Plant Something
I have tried this so many times. Growing things - flowers, vegetables, herbs. And I am trying again this year.
Pictures pop up in my social media feeds of my former attempts. A small tomato plant on my office desk near a window just before Covid stopped everything. Too Shady. A row of herbs on my kitchen windowsill back in 2016. Over-watered? Under-watered? Still not sure.
Now I’m back in the nursery, rubbing basil leaves between my fingers and smelling its sweetness begging to be mixed with tomatoes and mozzarella. Looking at all the colors of petunias: red, pink, purple, yellow, striped. Hearing the breeze blow through the rows and rows of small Japanese maple trees.
All this reminds me of childhood. Early in the spring, when it was still chilly at night, my father would gather us kids for flower planting. He’d picked out a few types. I remember marigolds, zinnias, and portulacas. He poured soil into tin foil containers. We made holes with our tiny fingers and carefully drop in the seeds. Then they would sit on the windowsill, carefully watered and watched. Until one day miniscule shoots and leaves popped up.
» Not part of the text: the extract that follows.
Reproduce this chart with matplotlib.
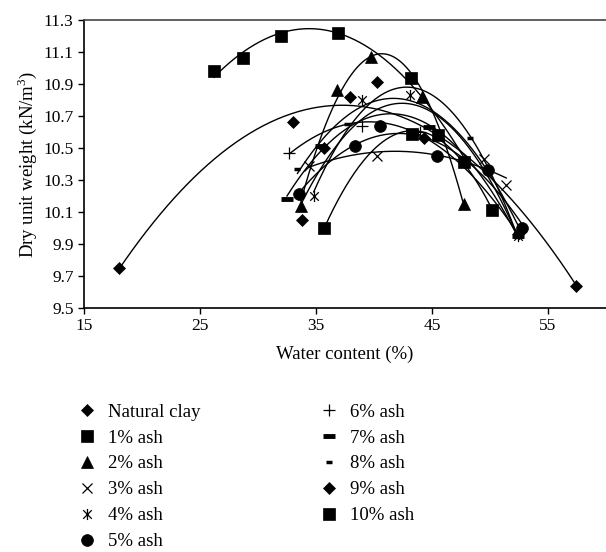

This was miraculous for us city children. And when it was finally warm enough, we transferred the little, green beings into the flower boxes on the terrace, seventeen stories up from the Manhattan streets. Every summer we had a small green Eden.
But I do not have my father’s green thumb. I kill plants – a lot. Even cactuses.
Carl is the master gardener. I just watch him and take lots of mental notes. Last spring, while we were still in the moving-in stage of our new house, we got a basil plant and it did live and produce pesto-y leaves all summer.
Now Carl has built me a raised herb bed out of a large dresser drawer. And in it are parsley, sage, rosemary, and thyme. There is also some cilantro, oregano and two kinds of basil. Nearby are two other raised beds, empty right now. We will be purchasing some tomato plants this weekend. We already started our cucumbers from seeds. We also started corn. I’m not sure how that will grow.
Gardening is definitely good for our health. The Mayo Clinic says so. It reduces stress and anxiety. And having a structured routine – aka watering and weeding – has been linked to improved mental health. And how wonderful it is to spend time out in the fresh air and sunshine. There are more than seventy million household gardens in this country.
But why do I do it? I am, after all, the Black Thumb, Bringer of Death. I was reading some articles on gardening inspiration when I came across a quote by poet Mary Sarton. “A garden is always a series of losses set against a few triumphs, like life itself.”
And that made sense to me. Life is hard with lots of losses. At the risk of mixing my metaphors, look at baseball. When a player has a batting average of 300 or more, he is having an amazing season. That still means he is failing seven out of every ten times he’s at bat. That’s a lot more losses than wins. Ah, but sometimes he hits one up into the bleachers. He runs the bases all the way to home amid deafening cheers.
There are home runs in our lives too. First kisses. New jobs. new homes. They don’t happen by accident. They are the result of planting seeds in our life and nurturing seedlings. There are definitely fewer shoots than seeds. And fewer flowers too. But eventually there are flowers.
The ancient Roman poet Ovid described the festival of Floralia which honored the flower/fertility goddess Flora. The celebrants dressed in bright colors, drank alcohol, and released rabbits because they are, well, very fertile.
Hoping this new garden will be a green triumph set against my many agricultural losses, I will don an orange tee shirt, drink a beer and NOT release by pet rabbit Chester Bunnington. It wouldn’t help, he’s no longer fertile. I’ll bury a symbolic paper bunny under the herbs and recite two lines from Charlotte Smith’s 18th century poem “Flora.”
Flora descends, to dress the expecting earth,
Awake the germs, and call the buds to birth.
How are you dressing the earth? What buds do you want to call to birth? I want to hear all about your plans to grow something! Anything!